-- start Provided data --

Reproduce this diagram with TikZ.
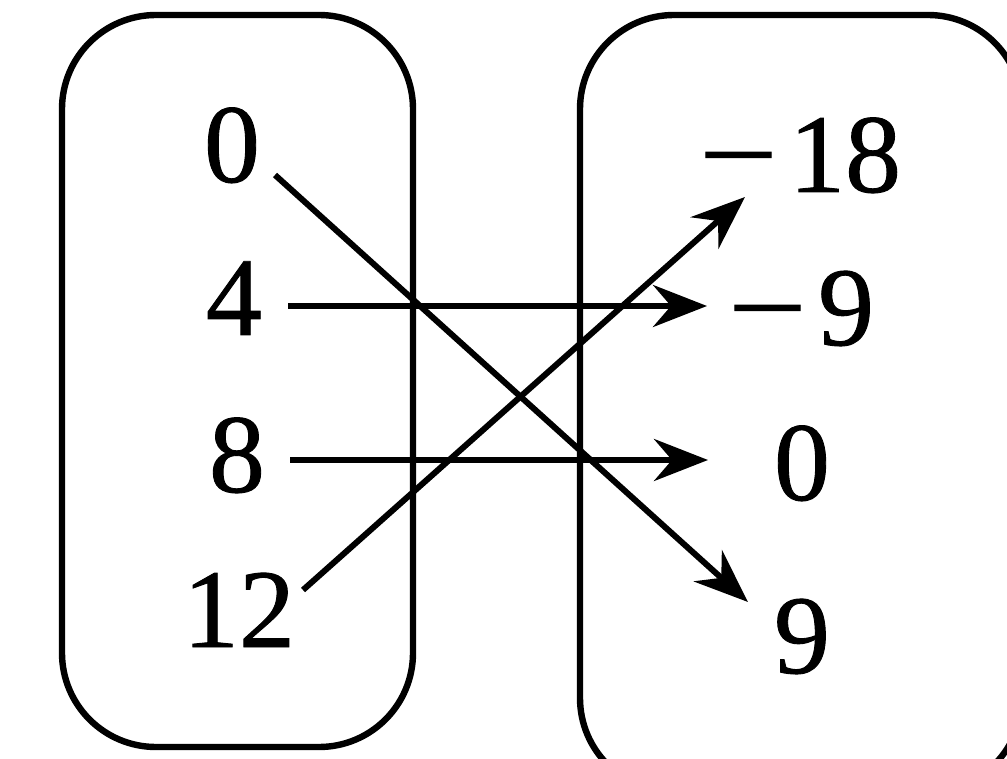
\documentclass[tikz,border=0pt]{standalone}
\usepackage{fontspec}
\usepackage{graphicx}
\setmainfont{Liberation Serif}
\newfontfamily\numfont[FakeBold=0.8]{Liberation Serif}
\usetikzlibrary{arrows.meta}
\newcommand{\longminus}{\scalebox{1.25}[1]{−}}
\begin{document}
\begin{tikzpicture}[x=0.5pt,y=-0.5pt,
  setbox/.style={line width=3.2pt, rounded corners=47pt},
  num/.style={inner sep=0pt, anchor=base, font=\numfont\fontsize{56}{60}\selectfont},
  arr/.style={line width=3pt, -{Stealth[length=27pt,width=21pt,inset=9pt]}}]
\useasboundingbox (0,0) rectangle (1007,759);
\begin{scope}
  \clip (0,0) rectangle (1007,759);
  \draw[setbox] (62,15) rectangle (413,747);
  \draw[setbox] (580,15) rectangle (1022,792);
\end{scope}
% domain
\node[num] (a0)  at (232,182) {0};
\node[num] (a4)  at (234,335) {4};
\node[num] (a8)  at (237,492) {8};
\node[num] (a12) at (239,647) {12};
% range
\node[num] (bm18) at (800,192) {\longminus\kern0.1em18};
\node[num] (bm9)  at (801,345) {\longminus\kern0.1em9};
\node[num] (b0)   at (802,500) {0};
\node[num] (b9)   at (802,673) {9};
% arrows
\draw[arr] ([shift={(43,-7)}]a0.base) -- ([shift={(-54,-71)}]b9.base);
\draw[arr] ([shift={(54,-29)}]a4.base) -- ([shift={(-94,-39)}]bm9.base);
\draw[arr] ([shift={(53,-32)}]a8.base) -- ([shift={(-94,-40)}]b0.base);
\draw[arr] ([shift={(64,-57)}]a12.base) -- ([shift={(-55,5)}]bm18.base);
\end{tikzpicture}
\end{document}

-- end Provided data --

In this exercise, set down all of the data exactly, without the pictures.

▶ [Correct response]:
Reproduce this diagram with TikZ.
\documentclass[tikz,border=0pt]{standalone}
\usepackage{fontspec}
\usepackage{graphicx}
\setmainfont{Liberation Serif}
\newfontfamily\numfont[FakeBold=0.8]{Liberation Serif}
\usetikzlibrary{arrows.meta}
\newcommand{\longminus}{\scalebox{1.25}[1]{−}}
\begin{document}
\begin{tikzpicture}[x=0.5pt,y=-0.5pt,
  setbox/.style={line width=3.2pt, rounded corners=47pt},
  num/.style={inner sep=0pt, anchor=base, font=\numfont\fontsize{56}{60}\selectfont},
  arr/.style={line width=3pt, -{Stealth[length=27pt,width=21pt,inset=9pt]}}]
\useasboundingbox (0,0) rectangle (1007,759);
\begin{scope}
  \clip (0,0) rectangle (1007,759);
  \draw[setbox] (62,15) rectangle (413,747);
  \draw[setbox] (580,15) rectangle (1022,792);
\end{scope}
% domain
\node[num] (a0)  at (232,182) {0};
\node[num] (a4)  at (234,335) {4};
\node[num] (a8)  at (237,492) {8};
\node[num] (a12) at (239,647) {12};
% range
\node[num] (bm18) at (800,192) {\longminus\kern0.1em18};
\node[num] (bm9)  at (801,345) {\longminus\kern0.1em9};
\node[num] (b0)   at (802,500) {0};
\node[num] (b9)   at (802,673) {9};
% arrows
\draw[arr] ([shift={(43,-7)}]a0.base) -- ([shift={(-54,-71)}]b9.base);
\draw[arr] ([shift={(54,-29)}]a4.base) -- ([shift={(-94,-39)}]bm9.base);
\draw[arr] ([shift={(53,-32)}]a8.base) -- ([shift={(-94,-40)}]b0.base);
\draw[arr] ([shift={(64,-57)}]a12.base) -- ([shift={(-55,5)}]bm18.base);
\end{tikzpicture}
\end{document}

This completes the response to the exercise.